WHAT TO PRODUCE
Pick every line with "chart" from the material below.

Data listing

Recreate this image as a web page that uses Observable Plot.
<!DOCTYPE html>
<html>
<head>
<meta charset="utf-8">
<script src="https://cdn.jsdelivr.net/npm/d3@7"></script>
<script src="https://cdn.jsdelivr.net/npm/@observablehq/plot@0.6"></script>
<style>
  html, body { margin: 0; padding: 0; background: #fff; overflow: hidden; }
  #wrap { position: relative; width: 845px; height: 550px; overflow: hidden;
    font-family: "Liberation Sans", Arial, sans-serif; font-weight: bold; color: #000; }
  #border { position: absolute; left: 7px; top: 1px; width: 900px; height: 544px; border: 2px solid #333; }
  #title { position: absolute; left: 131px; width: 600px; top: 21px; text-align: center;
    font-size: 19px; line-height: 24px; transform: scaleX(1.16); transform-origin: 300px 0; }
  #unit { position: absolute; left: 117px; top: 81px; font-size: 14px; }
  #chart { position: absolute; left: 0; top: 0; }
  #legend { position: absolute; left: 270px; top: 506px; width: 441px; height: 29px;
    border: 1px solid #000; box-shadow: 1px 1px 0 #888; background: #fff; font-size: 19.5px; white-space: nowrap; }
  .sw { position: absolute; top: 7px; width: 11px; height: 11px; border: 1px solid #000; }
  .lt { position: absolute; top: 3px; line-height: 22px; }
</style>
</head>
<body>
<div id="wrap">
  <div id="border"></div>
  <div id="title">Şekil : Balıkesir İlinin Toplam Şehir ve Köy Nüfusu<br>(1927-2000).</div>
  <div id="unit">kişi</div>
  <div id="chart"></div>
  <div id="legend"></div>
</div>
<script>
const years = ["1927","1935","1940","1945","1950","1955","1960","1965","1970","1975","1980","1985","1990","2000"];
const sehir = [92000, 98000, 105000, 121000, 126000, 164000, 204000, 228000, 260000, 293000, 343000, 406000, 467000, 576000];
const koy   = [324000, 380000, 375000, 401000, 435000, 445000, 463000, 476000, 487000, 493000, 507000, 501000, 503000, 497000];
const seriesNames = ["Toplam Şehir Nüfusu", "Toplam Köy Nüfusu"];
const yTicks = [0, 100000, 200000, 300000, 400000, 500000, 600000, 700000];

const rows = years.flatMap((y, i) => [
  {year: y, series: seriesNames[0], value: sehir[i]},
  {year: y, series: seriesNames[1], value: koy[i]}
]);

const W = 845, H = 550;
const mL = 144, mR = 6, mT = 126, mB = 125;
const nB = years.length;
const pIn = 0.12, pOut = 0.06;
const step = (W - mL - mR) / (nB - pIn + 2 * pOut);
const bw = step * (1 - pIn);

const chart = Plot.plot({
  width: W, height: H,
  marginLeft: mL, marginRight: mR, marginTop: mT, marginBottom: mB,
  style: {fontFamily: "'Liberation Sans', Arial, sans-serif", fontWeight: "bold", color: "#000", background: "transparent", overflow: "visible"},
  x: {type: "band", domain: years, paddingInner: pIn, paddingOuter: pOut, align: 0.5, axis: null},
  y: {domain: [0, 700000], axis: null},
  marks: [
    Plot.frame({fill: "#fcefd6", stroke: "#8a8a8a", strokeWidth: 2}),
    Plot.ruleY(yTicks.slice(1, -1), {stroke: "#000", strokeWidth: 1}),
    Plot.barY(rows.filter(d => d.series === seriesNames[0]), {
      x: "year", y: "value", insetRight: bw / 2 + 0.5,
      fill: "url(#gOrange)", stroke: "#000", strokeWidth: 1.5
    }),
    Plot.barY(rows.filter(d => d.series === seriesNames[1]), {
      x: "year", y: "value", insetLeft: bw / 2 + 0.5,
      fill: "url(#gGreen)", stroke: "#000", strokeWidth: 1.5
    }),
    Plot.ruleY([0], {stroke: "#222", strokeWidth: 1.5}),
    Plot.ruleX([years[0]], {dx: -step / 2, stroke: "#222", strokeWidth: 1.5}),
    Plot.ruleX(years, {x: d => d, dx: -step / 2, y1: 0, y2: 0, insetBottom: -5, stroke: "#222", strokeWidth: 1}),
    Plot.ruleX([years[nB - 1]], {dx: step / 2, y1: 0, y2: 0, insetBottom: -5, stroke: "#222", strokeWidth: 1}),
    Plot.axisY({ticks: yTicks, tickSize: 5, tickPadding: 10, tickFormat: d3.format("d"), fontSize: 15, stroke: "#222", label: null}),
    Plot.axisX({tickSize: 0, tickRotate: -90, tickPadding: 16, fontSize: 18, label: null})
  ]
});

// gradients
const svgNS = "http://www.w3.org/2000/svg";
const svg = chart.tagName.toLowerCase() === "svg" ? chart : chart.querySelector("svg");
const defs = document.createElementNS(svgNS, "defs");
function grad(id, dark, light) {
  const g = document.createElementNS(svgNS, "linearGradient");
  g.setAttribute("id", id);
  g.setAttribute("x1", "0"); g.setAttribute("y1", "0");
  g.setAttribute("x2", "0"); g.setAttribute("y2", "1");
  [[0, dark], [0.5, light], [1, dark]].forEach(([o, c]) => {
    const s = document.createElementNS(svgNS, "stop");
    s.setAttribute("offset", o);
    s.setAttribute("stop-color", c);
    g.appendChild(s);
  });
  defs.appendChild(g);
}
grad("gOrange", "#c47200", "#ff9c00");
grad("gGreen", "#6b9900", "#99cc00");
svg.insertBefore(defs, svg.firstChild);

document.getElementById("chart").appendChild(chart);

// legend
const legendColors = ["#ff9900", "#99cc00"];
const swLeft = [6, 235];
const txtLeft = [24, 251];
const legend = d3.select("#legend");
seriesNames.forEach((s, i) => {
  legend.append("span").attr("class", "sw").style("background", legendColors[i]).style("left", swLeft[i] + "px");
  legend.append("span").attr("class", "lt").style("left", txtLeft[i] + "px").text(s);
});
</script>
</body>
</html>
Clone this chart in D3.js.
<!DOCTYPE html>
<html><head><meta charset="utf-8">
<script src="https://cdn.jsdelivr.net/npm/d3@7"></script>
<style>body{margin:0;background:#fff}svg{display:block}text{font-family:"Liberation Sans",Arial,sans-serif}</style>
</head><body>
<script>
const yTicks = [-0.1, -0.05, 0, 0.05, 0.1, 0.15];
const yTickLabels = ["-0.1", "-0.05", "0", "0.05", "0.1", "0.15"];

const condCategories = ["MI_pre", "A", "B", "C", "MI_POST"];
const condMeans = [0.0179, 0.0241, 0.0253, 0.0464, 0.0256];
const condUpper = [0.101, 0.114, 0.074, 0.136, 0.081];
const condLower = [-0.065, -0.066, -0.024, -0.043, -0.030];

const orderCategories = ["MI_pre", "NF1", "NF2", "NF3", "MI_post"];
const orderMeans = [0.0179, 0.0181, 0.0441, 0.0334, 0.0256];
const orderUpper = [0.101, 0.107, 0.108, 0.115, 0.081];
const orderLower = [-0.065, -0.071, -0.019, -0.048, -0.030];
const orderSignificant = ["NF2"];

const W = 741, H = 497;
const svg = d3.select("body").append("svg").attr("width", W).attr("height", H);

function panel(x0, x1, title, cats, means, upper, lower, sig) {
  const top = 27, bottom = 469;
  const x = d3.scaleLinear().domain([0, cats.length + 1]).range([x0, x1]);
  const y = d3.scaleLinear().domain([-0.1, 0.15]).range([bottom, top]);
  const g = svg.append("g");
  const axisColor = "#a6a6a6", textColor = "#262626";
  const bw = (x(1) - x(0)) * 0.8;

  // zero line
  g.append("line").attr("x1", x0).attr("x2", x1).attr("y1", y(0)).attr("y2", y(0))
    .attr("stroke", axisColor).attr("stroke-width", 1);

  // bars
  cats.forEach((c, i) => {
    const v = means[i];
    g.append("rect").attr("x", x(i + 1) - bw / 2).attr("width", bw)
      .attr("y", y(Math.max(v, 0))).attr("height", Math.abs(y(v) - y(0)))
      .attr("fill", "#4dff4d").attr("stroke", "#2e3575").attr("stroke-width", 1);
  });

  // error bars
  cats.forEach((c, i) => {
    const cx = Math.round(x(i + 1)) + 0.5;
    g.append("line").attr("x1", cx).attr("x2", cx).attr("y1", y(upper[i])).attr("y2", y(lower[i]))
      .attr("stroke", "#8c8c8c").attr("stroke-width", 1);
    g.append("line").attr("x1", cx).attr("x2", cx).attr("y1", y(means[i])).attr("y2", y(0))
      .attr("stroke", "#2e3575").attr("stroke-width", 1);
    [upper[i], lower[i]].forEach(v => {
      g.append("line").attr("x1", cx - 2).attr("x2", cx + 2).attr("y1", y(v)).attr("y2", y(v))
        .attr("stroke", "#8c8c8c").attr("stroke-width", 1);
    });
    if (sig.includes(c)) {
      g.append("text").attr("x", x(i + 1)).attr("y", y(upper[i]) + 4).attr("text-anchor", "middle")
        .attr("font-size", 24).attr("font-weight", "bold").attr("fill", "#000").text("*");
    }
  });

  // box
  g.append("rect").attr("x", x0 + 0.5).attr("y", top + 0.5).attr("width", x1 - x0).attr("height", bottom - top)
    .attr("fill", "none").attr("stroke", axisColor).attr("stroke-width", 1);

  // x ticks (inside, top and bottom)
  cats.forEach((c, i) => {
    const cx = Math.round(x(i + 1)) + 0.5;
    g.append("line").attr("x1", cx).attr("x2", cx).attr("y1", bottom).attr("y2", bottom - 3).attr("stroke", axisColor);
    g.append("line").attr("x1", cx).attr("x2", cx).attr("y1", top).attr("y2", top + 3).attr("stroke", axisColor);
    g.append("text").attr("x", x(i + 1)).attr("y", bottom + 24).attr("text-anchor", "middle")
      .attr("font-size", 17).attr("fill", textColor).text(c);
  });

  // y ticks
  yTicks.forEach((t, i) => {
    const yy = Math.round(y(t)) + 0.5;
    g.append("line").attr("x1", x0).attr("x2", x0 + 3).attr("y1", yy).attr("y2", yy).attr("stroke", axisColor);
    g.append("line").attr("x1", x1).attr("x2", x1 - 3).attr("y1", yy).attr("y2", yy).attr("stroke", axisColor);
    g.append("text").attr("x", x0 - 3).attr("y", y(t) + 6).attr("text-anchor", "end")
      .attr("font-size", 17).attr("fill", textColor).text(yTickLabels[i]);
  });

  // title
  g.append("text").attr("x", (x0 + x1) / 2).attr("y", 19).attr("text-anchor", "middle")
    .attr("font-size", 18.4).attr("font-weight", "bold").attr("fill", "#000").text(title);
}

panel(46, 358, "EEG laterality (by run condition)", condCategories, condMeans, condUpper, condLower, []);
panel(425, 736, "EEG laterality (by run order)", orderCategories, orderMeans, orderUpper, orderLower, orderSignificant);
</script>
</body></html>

FINAL ANSWER
  #chart { position: absolute; left: 0; top: 0; }
  <div id="chart"></div>
const chart = Plot.plot({
const svg = chart.tagName.toLowerCase() === "svg" ? chart : chart.querySelector("svg");
document.getElementById("chart").appendChild(chart);
Clone this chart in D3.js.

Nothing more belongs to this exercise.